:: What you should do ::
Pictures are not part of the copy. Give again exactly the lines from the one with "Reproduce this chart with D3.js." to the one with "-60, -80, -100];", inclusive.

:: Given records ::

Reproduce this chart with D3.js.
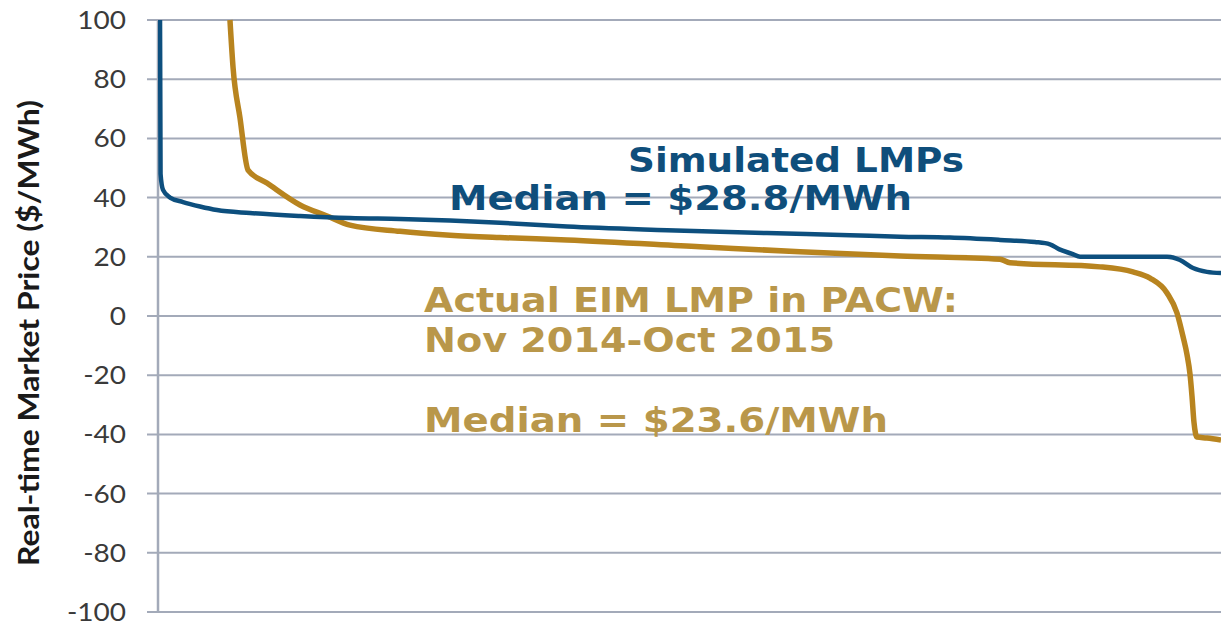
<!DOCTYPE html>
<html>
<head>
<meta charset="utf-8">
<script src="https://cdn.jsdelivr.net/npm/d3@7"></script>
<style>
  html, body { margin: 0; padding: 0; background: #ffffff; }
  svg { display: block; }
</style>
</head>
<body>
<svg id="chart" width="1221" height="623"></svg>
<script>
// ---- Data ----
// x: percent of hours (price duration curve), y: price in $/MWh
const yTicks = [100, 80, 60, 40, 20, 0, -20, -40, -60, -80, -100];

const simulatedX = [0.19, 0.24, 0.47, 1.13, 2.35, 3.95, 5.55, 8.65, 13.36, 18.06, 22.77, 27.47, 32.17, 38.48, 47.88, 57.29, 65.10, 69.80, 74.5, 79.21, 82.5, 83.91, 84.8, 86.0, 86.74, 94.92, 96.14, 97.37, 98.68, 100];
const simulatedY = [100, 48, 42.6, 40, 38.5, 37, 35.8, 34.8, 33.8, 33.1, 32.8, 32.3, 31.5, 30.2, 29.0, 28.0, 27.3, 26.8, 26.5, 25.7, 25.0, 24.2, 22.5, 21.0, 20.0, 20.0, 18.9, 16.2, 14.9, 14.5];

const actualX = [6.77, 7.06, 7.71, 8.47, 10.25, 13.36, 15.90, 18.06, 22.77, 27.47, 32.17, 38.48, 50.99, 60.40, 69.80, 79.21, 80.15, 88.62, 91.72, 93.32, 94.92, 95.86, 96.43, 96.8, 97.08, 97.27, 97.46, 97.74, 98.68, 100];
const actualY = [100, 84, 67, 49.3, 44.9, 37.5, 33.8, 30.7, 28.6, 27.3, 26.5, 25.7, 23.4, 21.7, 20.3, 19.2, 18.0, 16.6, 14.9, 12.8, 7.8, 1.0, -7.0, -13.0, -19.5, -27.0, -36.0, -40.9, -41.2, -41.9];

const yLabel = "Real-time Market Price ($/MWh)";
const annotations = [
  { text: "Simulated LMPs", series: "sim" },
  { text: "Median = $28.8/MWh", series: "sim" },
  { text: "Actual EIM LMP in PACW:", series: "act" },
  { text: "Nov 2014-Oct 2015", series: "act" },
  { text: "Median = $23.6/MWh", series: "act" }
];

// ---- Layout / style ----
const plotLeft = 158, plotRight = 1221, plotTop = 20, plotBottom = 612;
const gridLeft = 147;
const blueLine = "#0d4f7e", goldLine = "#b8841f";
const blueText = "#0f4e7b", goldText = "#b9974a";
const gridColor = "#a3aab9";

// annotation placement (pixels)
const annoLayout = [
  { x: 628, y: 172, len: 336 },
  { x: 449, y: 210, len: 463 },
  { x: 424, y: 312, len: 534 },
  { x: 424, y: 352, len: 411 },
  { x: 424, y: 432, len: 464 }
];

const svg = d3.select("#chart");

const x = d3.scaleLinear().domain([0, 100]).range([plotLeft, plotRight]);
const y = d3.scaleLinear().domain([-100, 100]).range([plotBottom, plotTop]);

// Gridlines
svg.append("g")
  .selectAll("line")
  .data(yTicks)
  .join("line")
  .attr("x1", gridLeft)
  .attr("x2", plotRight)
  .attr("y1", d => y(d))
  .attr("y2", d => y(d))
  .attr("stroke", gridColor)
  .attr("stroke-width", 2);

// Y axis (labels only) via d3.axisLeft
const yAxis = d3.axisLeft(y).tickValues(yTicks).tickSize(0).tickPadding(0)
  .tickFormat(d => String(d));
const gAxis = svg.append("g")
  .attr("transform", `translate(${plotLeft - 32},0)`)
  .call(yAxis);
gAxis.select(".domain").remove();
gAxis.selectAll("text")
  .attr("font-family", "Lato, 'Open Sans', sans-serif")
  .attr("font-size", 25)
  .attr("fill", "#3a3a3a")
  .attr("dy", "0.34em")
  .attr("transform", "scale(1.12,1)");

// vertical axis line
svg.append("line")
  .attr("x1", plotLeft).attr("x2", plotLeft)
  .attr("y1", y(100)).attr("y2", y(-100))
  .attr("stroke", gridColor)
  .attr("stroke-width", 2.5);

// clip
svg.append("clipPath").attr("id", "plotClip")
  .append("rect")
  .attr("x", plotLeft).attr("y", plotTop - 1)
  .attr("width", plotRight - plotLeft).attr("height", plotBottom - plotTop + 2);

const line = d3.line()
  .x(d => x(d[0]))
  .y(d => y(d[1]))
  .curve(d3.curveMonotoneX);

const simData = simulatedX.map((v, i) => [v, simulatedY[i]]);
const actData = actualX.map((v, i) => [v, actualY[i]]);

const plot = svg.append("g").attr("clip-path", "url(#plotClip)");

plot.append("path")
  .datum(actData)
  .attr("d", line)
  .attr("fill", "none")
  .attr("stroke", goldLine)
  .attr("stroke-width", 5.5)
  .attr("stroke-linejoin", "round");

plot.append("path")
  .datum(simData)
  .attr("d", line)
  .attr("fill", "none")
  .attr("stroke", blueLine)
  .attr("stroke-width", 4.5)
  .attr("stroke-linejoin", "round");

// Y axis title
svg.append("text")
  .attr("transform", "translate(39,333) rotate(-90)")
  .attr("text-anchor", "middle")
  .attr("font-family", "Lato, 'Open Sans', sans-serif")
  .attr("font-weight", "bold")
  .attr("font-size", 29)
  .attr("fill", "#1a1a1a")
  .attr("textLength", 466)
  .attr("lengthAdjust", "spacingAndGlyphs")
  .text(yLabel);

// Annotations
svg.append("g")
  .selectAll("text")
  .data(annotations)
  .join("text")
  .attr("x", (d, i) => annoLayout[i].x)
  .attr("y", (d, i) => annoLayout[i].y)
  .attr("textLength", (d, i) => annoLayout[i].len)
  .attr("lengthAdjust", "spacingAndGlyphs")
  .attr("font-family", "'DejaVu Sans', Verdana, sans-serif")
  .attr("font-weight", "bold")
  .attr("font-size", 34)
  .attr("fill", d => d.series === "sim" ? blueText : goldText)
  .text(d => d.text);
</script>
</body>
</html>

:::
:: Given records ::

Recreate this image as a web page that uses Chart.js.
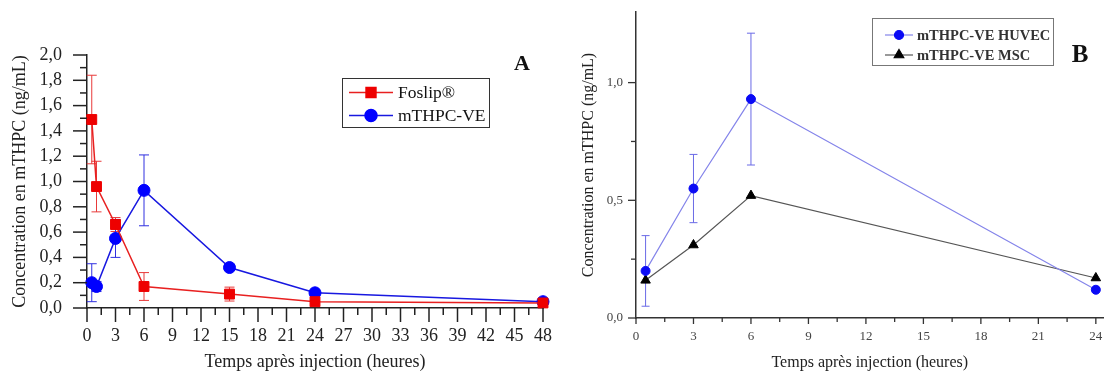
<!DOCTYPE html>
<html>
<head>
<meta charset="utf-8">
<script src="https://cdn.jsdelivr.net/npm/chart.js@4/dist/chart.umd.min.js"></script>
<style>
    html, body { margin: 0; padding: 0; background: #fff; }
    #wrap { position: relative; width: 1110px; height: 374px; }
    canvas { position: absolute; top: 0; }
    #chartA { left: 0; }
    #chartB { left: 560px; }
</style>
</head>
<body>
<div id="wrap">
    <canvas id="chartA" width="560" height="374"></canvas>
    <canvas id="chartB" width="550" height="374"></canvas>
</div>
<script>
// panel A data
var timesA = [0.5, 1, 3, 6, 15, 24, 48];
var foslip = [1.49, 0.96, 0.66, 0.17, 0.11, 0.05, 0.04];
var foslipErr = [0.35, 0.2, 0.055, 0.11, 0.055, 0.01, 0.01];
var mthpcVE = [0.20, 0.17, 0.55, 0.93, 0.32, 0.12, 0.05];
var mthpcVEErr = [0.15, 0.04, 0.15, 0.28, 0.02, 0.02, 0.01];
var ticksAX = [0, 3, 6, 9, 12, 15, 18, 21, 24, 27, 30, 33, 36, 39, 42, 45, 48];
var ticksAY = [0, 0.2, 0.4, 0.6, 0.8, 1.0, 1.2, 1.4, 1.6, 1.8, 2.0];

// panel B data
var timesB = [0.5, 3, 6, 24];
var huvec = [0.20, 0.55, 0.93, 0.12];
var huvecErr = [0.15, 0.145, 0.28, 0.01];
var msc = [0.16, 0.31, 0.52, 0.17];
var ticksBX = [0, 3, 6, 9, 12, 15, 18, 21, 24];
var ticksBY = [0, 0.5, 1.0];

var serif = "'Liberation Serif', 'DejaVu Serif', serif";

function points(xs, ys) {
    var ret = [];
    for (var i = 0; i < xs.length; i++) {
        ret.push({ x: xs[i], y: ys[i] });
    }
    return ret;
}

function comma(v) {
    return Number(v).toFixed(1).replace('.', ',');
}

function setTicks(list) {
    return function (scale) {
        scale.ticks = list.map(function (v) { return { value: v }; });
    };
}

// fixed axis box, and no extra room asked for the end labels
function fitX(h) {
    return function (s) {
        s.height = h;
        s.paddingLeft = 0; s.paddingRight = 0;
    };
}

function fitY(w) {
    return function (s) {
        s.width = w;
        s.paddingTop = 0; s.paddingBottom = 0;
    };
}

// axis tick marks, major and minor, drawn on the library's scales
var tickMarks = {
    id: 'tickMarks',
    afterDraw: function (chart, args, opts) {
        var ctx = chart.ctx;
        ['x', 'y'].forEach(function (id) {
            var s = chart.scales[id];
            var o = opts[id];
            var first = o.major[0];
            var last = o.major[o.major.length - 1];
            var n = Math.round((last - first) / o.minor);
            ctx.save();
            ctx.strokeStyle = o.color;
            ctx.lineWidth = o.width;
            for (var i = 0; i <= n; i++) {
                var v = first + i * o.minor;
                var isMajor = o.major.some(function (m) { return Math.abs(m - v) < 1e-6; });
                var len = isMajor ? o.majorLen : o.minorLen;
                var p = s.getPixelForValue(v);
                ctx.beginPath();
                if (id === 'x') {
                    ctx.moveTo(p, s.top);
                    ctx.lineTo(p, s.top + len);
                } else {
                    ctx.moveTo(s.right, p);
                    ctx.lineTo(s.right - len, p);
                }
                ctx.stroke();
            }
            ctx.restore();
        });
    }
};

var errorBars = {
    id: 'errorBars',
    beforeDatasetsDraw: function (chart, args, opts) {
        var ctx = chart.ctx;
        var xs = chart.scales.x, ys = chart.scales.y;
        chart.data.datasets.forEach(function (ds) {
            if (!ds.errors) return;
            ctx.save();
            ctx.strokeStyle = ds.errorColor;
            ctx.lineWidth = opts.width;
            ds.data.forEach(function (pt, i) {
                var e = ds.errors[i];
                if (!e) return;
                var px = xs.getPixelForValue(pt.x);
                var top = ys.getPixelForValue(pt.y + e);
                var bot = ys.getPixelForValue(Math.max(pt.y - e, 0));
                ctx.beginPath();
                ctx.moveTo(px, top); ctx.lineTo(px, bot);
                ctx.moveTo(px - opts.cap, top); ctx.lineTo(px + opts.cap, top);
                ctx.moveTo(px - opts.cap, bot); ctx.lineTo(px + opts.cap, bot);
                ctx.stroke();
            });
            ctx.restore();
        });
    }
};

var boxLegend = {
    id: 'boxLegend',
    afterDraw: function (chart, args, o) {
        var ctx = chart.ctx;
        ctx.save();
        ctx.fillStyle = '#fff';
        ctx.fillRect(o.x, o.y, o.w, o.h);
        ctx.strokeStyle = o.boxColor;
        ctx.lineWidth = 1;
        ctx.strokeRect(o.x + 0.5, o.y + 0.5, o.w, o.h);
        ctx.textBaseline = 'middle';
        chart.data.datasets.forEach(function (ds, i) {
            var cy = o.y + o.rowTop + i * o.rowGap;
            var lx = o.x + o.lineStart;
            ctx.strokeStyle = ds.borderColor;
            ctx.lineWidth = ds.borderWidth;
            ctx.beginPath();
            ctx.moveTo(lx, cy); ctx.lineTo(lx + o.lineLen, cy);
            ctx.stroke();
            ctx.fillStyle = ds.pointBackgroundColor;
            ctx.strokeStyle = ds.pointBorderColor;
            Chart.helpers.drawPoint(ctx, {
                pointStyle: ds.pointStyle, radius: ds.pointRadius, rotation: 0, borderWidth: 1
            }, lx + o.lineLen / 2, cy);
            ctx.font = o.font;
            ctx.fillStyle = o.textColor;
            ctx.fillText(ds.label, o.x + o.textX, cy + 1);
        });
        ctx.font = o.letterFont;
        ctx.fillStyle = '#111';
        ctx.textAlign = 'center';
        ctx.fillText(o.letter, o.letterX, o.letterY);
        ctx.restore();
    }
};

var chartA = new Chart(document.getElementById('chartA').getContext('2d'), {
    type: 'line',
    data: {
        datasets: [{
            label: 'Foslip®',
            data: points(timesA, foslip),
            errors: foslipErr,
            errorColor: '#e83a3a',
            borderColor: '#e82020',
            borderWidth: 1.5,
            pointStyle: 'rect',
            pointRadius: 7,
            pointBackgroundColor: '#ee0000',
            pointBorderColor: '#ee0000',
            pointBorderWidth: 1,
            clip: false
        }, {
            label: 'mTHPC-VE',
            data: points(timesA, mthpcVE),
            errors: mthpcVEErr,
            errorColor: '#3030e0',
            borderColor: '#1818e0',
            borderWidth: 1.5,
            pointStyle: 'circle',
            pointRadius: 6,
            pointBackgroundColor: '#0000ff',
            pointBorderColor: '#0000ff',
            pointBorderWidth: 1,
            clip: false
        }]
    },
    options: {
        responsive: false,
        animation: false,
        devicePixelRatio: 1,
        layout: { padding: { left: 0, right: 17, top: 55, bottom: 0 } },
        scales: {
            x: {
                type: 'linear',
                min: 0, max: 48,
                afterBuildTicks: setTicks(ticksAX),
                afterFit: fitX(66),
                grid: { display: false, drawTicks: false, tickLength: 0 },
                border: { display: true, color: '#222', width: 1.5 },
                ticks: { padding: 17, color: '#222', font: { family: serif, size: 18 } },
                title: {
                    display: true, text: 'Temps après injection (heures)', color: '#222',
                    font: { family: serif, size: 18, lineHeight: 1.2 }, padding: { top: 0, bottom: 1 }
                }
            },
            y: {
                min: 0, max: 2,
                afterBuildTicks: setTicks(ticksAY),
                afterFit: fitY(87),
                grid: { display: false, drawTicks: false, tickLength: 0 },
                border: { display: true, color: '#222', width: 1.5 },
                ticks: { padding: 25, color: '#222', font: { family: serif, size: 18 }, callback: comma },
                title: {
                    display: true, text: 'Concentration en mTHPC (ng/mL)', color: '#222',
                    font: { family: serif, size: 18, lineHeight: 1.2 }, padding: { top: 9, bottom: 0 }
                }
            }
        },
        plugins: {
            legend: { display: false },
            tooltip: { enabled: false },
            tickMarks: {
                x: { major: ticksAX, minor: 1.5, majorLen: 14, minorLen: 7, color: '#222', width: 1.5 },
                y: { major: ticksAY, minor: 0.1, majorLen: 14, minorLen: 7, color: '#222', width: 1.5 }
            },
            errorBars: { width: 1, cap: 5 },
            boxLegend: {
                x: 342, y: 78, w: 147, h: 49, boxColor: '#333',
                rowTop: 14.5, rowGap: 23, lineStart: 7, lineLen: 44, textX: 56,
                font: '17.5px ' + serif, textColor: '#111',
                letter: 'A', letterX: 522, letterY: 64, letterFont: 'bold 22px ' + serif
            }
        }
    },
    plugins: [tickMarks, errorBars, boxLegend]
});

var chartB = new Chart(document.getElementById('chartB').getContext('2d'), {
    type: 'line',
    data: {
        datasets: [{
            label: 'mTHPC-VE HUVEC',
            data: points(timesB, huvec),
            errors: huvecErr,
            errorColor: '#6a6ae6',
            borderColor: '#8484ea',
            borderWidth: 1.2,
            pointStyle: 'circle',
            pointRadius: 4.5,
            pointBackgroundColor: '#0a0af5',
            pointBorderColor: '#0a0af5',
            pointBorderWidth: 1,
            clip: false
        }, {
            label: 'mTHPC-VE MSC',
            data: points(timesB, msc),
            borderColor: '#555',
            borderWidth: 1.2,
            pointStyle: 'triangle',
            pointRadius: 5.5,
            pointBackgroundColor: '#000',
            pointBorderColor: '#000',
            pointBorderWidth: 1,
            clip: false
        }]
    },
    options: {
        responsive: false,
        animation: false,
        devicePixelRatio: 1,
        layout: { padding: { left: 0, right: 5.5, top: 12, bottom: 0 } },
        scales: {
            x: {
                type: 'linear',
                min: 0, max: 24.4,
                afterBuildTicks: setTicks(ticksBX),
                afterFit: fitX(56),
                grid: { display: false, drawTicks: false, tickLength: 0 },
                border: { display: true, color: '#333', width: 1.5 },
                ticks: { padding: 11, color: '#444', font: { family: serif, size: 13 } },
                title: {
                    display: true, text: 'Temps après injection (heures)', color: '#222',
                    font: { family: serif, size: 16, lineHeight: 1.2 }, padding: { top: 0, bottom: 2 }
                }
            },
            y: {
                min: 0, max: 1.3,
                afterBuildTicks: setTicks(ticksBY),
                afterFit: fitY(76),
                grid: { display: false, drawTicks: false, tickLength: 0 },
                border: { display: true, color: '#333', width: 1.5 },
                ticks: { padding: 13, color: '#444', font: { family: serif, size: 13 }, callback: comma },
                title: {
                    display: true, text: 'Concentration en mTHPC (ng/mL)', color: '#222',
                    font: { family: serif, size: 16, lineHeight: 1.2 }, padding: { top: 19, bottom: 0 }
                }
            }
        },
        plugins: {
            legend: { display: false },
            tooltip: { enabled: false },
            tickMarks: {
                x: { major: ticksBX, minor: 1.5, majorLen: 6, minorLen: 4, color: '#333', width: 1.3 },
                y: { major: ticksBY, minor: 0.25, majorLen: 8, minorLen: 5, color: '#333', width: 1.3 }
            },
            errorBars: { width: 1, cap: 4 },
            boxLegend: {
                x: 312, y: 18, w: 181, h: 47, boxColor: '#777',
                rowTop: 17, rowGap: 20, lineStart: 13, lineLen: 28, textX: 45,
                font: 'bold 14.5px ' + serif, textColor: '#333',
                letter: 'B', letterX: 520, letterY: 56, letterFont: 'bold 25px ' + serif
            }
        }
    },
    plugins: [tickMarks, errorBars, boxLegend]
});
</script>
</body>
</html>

:::

:: Complete response ::
Reproduce this chart with D3.js.
<!DOCTYPE html>
<html>
<head>
<meta charset="utf-8">
<script src="https://cdn.jsdelivr.net/npm/d3@7"></script>
<style>
  html, body { margin: 0; padding: 0; background: #ffffff; }
  svg { display: block; }
</style>
</head>
<body>
<svg id="chart" width="1221" height="623"></svg>
<script>
// ---- Data ----
// x: percent of hours (price duration curve), y: price in $/MWh
const yTicks = [100, 80, 60, 40, 20, 0, -20, -40, -60, -80, -100];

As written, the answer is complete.